Task requirements: Everything from the first line down to the line containing "const y = d3.scaleLinear().domain([31.8, 38]).range([pB, pT]);" is to be retyped exactly, both ends included, with pictures left out.
# start of Information shown
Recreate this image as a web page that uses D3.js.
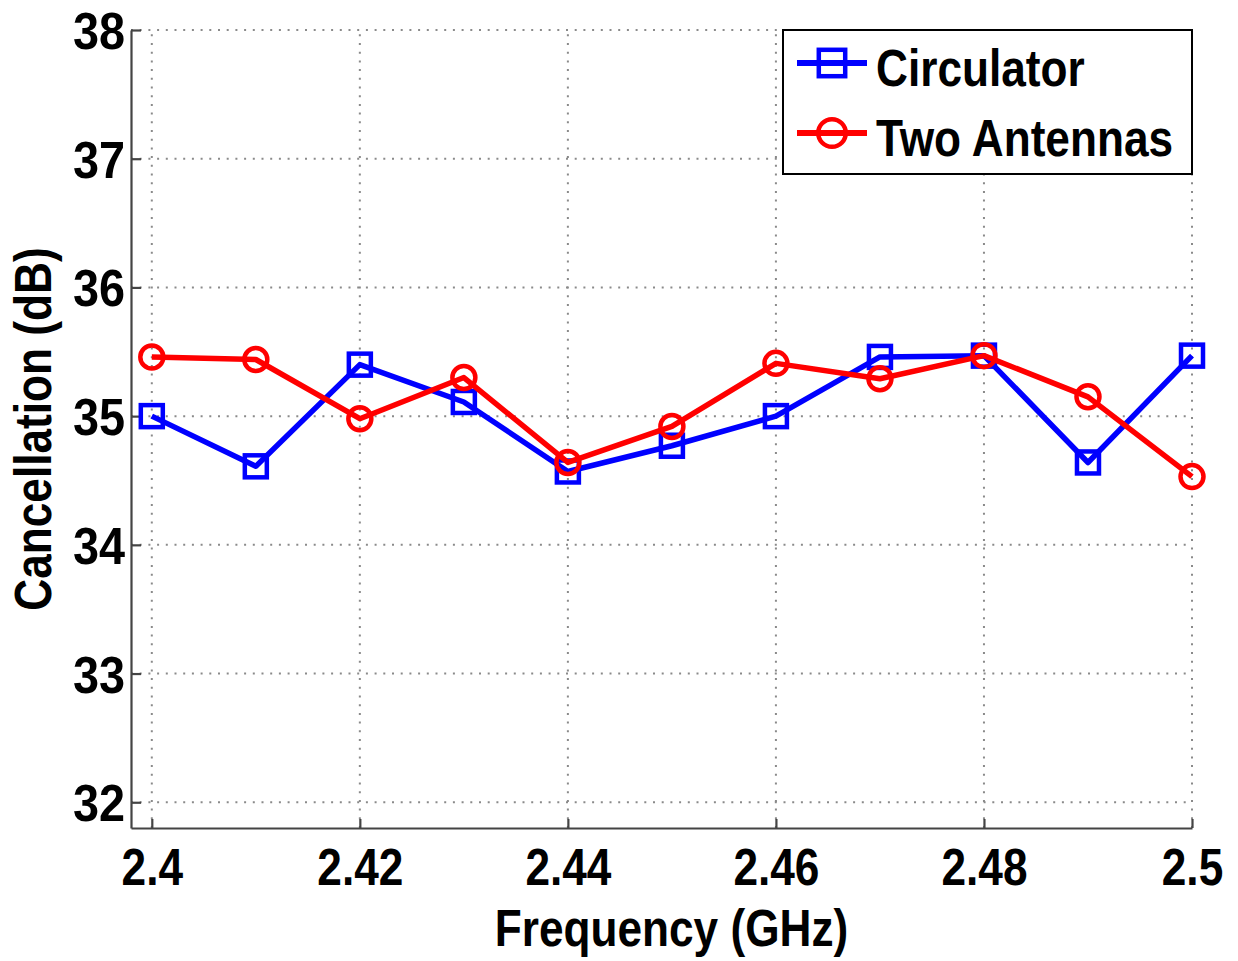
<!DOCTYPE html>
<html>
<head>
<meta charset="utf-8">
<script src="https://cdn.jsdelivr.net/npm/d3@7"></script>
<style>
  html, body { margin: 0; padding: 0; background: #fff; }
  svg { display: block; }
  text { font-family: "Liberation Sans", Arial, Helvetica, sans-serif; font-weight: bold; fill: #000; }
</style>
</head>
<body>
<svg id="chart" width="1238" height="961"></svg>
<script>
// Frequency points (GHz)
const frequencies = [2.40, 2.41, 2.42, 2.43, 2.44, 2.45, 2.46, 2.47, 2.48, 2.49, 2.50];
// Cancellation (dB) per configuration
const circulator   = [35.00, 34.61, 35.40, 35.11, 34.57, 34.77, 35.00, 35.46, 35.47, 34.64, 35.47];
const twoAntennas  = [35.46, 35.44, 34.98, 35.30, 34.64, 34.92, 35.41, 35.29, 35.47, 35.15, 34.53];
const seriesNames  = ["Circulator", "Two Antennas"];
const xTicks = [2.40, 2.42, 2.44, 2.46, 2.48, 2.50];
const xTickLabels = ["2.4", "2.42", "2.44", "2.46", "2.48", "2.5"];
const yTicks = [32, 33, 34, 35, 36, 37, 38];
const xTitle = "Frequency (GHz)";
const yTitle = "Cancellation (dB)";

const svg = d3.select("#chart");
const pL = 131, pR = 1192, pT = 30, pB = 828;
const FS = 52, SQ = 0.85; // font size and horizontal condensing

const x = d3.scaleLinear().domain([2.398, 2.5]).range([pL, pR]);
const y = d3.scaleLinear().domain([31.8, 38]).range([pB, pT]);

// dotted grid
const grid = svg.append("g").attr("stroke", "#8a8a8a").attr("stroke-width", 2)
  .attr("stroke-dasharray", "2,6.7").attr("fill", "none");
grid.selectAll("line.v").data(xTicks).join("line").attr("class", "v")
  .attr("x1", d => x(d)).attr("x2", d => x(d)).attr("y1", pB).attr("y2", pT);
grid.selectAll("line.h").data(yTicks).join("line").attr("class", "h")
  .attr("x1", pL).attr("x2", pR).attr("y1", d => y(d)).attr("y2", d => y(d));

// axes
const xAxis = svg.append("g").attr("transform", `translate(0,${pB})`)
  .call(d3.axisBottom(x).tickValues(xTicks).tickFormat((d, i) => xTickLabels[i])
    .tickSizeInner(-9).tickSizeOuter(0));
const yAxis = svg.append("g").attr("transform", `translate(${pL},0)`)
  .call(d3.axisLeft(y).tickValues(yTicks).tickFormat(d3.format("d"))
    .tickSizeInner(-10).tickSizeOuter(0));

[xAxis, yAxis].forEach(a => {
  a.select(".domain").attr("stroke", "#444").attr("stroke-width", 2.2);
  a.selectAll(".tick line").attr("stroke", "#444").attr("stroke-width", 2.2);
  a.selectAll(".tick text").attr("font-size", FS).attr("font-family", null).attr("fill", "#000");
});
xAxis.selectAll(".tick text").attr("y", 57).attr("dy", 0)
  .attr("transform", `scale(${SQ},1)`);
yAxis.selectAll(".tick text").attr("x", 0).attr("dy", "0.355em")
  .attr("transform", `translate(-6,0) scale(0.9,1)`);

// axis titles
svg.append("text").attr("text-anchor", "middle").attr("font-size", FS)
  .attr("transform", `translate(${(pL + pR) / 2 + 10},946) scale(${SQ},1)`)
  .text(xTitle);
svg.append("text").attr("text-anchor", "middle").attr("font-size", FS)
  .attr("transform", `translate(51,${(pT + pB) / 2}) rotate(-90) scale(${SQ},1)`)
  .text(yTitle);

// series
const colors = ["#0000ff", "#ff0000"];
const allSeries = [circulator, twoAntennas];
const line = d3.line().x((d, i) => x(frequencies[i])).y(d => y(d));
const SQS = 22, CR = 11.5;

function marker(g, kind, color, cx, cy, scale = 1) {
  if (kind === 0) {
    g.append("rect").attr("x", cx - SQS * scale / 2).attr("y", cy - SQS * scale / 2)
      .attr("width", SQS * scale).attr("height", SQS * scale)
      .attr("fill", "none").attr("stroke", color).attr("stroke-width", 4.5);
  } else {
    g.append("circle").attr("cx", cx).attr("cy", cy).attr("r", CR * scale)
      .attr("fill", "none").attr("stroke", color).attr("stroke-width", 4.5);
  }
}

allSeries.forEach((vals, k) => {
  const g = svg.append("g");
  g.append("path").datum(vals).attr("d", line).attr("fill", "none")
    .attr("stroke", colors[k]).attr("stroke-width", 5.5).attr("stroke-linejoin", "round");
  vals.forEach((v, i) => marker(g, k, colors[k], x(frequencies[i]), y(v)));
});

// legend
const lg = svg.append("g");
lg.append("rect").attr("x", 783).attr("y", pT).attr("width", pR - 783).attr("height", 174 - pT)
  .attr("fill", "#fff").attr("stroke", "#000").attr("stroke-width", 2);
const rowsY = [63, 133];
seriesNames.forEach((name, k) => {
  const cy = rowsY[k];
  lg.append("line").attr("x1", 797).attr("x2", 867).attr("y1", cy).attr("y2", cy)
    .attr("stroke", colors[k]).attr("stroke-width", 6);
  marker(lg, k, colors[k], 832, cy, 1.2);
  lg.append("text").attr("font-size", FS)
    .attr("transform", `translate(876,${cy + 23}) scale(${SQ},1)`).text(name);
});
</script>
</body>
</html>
# end of Information shown
Result:
Recreate this image as a web page that uses D3.js.
<!DOCTYPE html>
<html>
<head>
<meta charset="utf-8">
<script src="https://cdn.jsdelivr.net/npm/d3@7"></script>
<style>
  html, body { margin: 0; padding: 0; background: #fff; }
  svg { display: block; }
  text { font-family: "Liberation Sans", Arial, Helvetica, sans-serif; font-weight: bold; fill: #000; }
</style>
</head>
<body>
<svg id="chart" width="1238" height="961"></svg>
<script>
// Frequency points (GHz)
const frequencies = [2.40, 2.41, 2.42, 2.43, 2.44, 2.45, 2.46, 2.47, 2.48, 2.49, 2.50];
// Cancellation (dB) per configuration
const circulator   = [35.00, 34.61, 35.40, 35.11, 34.57, 34.77, 35.00, 35.46, 35.47, 34.64, 35.47];
const twoAntennas  = [35.46, 35.44, 34.98, 35.30, 34.64, 34.92, 35.41, 35.29, 35.47, 35.15, 34.53];
const seriesNames  = ["Circulator", "Two Antennas"];
const xTicks = [2.40, 2.42, 2.44, 2.46, 2.48, 2.50];
const xTickLabels = ["2.4", "2.42", "2.44", "2.46", "2.48", "2.5"];
const yTicks = [32, 33, 34, 35, 36, 37, 38];
const xTitle = "Frequency (GHz)";
const yTitle = "Cancellation (dB)";

const svg = d3.select("#chart");
const pL = 131, pR = 1192, pT = 30, pB = 828;
const FS = 52, SQ = 0.85; // font size and horizontal condensing

const x = d3.scaleLinear().domain([2.398, 2.5]).range([pL, pR]);
const y = d3.scaleLinear().domain([31.8, 38]).range([pB, pT]);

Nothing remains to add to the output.